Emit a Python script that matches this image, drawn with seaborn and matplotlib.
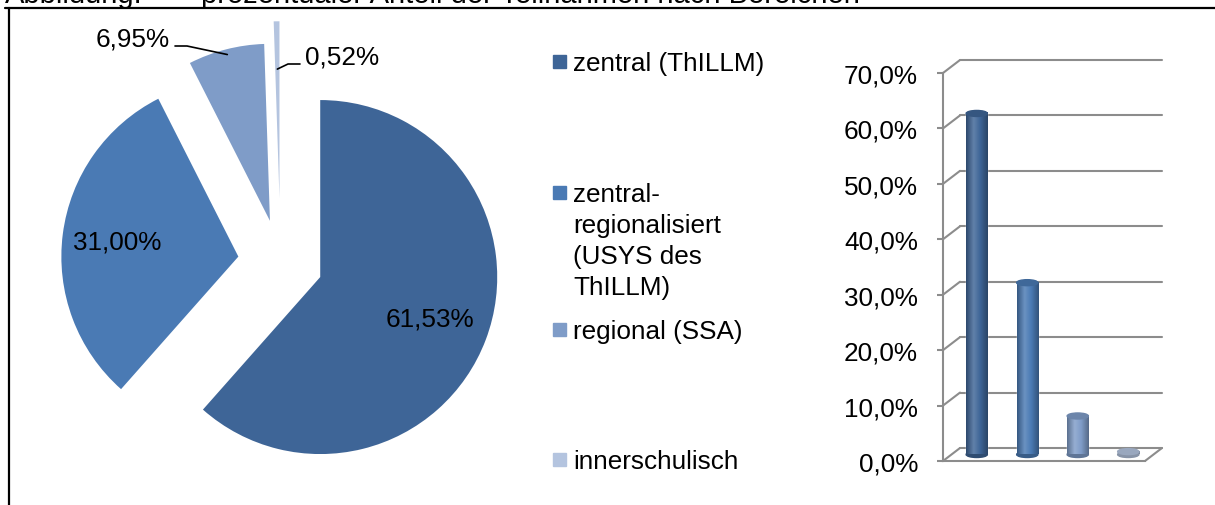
import numpy as np
import pandas as pd
import matplotlib
matplotlib.use("Agg")
import matplotlib.pyplot as plt
import matplotlib.transforms as mtransforms
from matplotlib.patches import Ellipse, Rectangle, ConnectionPatch
from matplotlib.colors import LinearSegmentedColormap, to_rgb
from matplotlib.lines import Line2D
import seaborn as sns

# ---------------------------------------------
# Data
# ---------------------------------------------
categories = ["zentral (ThILLM)",
              "zentral-regionalisiert (USYS des ThILLM)",
              "regional (SSA)",
              "innerschulisch"]
legend_labels = ["zentral (ThILLM)",
                 "zentral-\nregionalisiert\n(USYS des\nThILLM)",
                 "regional (SSA)",
                 "innerschulisch"]
shares = [61.53, 31.00, 6.95, 0.52]          # percent
colors = ["#3E6597", "#4A7AB4", "#7F9CC8", "#B4C4DF"]
y_ticks = [0, 10, 20, 30, 40, 50, 60, 70]
title_lead = "Abbildung:"
title_text = "prozentualer Anteil der Teilnahmen nach Bereichen"

sns.set_style("white")
plt.rcParams["font.family"] = ["Liberation Sans", "DejaVu Sans"]
plt.rcParams["text.color"] = "black"

W, H, DPI = 1215, 506, 100
FS = 18.8
GRID = "#8C8C8C"

fig = plt.figure(figsize=(W / DPI, H / DPI), dpi=DPI)


def fx(px):
    return px / W


def fy(py):
    return 1 - py / H


def pct(v, nd):
    return f"{v:.{nd}f}%".replace(".", ",")


# frame + cut-off caption
fig.add_artist(Line2D([fx(5), 1], [fy(9), fy(9)], color="black", lw=1.6))
fig.add_artist(Line2D([fx(9), fx(9)], [fy(9), 0], color="black", lw=1.6))
fig.text(fx(5), fy(3), title_lead, fontsize=21, va="baseline")
fig.text(fx(201), fy(3), title_text, fontsize=21, va="baseline")

# ---------------------------------------------
# Pie (exploded)
# ---------------------------------------------
cx, cy, R = 280.5, 263, 177     # pixel centre / radius of the pie
half = 250
ax_pie = fig.add_axes([fx(cx - half), fy(cy + half), 2 * half / W, 2 * half / H])
explode = [0.24, 0.24, 0.24, 0.36]
wedges, _ = ax_pie.pie(shares, colors=colors, startangle=90, counterclock=False,
                       explode=explode, wedgeprops=dict(linewidth=0))
lim = half / R
ax_pie.set_xlim(-lim, lim)
ax_pie.set_ylim(-lim, lim)
ax_pie.axis("off")


def wedge_point(w, r):
    a = np.deg2rad((w.theta1 + w.theta2) / 2)
    return w.center[0] + r * np.cos(a), w.center[1] + r * np.sin(a)


def pie_xy(px, py):
    return (px - cx) / R, (cy - py) / R


# inside labels
for i, r in [(0, 0.66), (1, 0.69)]:
    x, y = wedge_point(wedges[i], r)
    ax_pie.text(x, y, pct(shares[i], 2), fontsize=FS, ha="center", va="center")

# outside labels with leader lines
ax_, ay_ = wedge_point(wedges[2], 0.97)
ex, ey = pie_xy(187, 47)
tx, ty = pie_xy(175, 47)
ax_pie.plot([ax_, ex, tx], [ay_, ey, ty], color="black", lw=1.2, clip_on=False)
lx, ly = pie_xy(170, 39)
ax_pie.text(lx, ly, pct(shares[2], 2), fontsize=FS, ha="right", va="center")

ax_, ay_ = wedge_point(wedges[3], 0.73)
ex, ey = pie_xy(288, 65)
tx, ty = pie_xy(300, 65)
ax_pie.plot([ax_, ex, tx], [ay_, ey, ty], color="black", lw=1.2, clip_on=False)
lx, ly = pie_xy(305, 57)
ax_pie.text(lx, ly, pct(shares[3], 2), fontsize=FS, ha="left", va="center")

# ---------------------------------------------
# Legend (manual, Excel-like spacing)
# ---------------------------------------------
legend_y = [62, 193, 330, 460]
line_h = 30.7
for lab, col, yc in zip(legend_labels, colors, legend_y):
    fig.add_artist(Rectangle((fx(553), fy(yc + 6.5)), 13 / W, 13 / H,
                             transform=fig.transFigure, color=col))
    for k, part in enumerate(lab.split("\n")):
        fig.text(fx(573), fy(yc + k * line_h), part, fontsize=FS,
                 va="center_baseline")

# ---------------------------------------------
# Pseudo-3D cylinder bars
# ---------------------------------------------
x0, x1 = 943, 1145      # front plane, pixels
y0, y1 = 462, 74        # rows of 0 % and 70 %
ax_bar = fig.add_axes([fx(x0), fy(y0), (x1 - x0) / W, (y0 - y1) / H])
ax_bar.patch.set_visible(False)

df = pd.DataFrame({"Bereich": categories, "Anteil": shares})
sns.barplot(data=df, x="Bereich", y="Anteil", hue="Bereich", palette=colors,
            width=0.42, saturation=1, errorbar=None, legend=False, ax=ax_bar)

DX, DY = 17, 13
back = mtransforms.offset_copy(ax_bar.transData, x=DX, y=DY, units="dots")
mid = mtransforms.offset_copy(ax_bar.transData, x=DX / 2, y=DY / 2, units="dots")

# back wall grid + diagonals to front axis
for v in y_ticks:
    ax_bar.plot([-0.5, 3.5], [v, v], transform=back, color=GRID, lw=1.5,
                clip_on=False, zorder=0)
    cp = ConnectionPatch((-0.5, v), (-0.5, v), coordsA=ax_bar.transData,
                         coordsB=back, color=GRID, lw=1.5, clip_on=False)
    ax_bar.add_artist(cp)
cp = ConnectionPatch((3.5, 0), (3.5, 0), coordsA=ax_bar.transData,
                     coordsB=back, color=GRID, lw=1.5, clip_on=False)
ax_bar.add_artist(cp)

ell_h = 6 / ((y0 - y1) / 70)    # 6 px in data units


def shade(c, f):
    r, g, b = to_rgb(c)
    if f < 1:
        return (r * f, g * f, b * f)
    return tuple(min(1, x + (1 - x) * (f - 1)) for x in (r, g, b))


grad = np.linspace(0, 1, 64)[None, :]
for p, col in zip(list(ax_bar.patches), colors):
    p.set_transform(mid)
    p.set_clip_on(False)
    x, w, h = p.get_x(), p.get_width(), p.get_height()
    xc = x + w / 2
    cmap = LinearSegmentedColormap.from_list(
        "cyl", [(0, shade(col, 0.72)), (0.35, shade(col, 1.18)),
                (0.65, col), (1, shade(col, 0.68))])
    ax_bar.add_patch(Ellipse((xc, 0), w, ell_h, transform=mid,
                             color=shade(col, 0.75), zorder=1.5, clip_on=False))
    im = ax_bar.imshow(grad, extent=[x, x + w, 0, h], cmap=cmap, aspect="auto",
                       transform=mid, zorder=2.5, interpolation="bilinear")
    im.set_clip_on(False)
    ax_bar.add_patch(Ellipse((xc, h), w, ell_h, transform=mid,
                             color=shade(col, 0.85), zorder=3, clip_on=False))

ax_bar.set_xlim(-0.5, 3.5)
ax_bar.set_ylim(0, 70)
ax_bar.set_xlabel("")
ax_bar.set_ylabel("")
ax_bar.set_xticks([])
ax_bar.set_yticks(y_ticks)
ax_bar.set_yticklabels([pct(v, 1) for v in y_ticks], fontsize=FS)
sns.despine(ax=ax_bar, top=True, right=True)
for s in ["left", "bottom"]:
    ax_bar.spines[s].set_color(GRID)
    ax_bar.spines[s].set_linewidth(1.5)
ax_bar.tick_params(axis="y", left=True, length=4.3, width=1.5, color=GRID,
                   pad=13.7, labelcolor="black")

plt.savefig("out.png", dpi=DPI)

What is asked:
Return only the lines running from the top of the data to the line that holds "import seaborn as sns". Include both of those lines, but skip the pictures.

In response:
Emit a Python script that matches this image, drawn with seaborn and matplotlib.
import numpy as np
import pandas as pd
import matplotlib
matplotlib.use("Agg")
import matplotlib.pyplot as plt
import matplotlib.transforms as mtransforms
from matplotlib.patches import Ellipse, Rectangle, ConnectionPatch
from matplotlib.colors import LinearSegmentedColormap, to_rgb
from matplotlib.lines import Line2D
import seaborn as sns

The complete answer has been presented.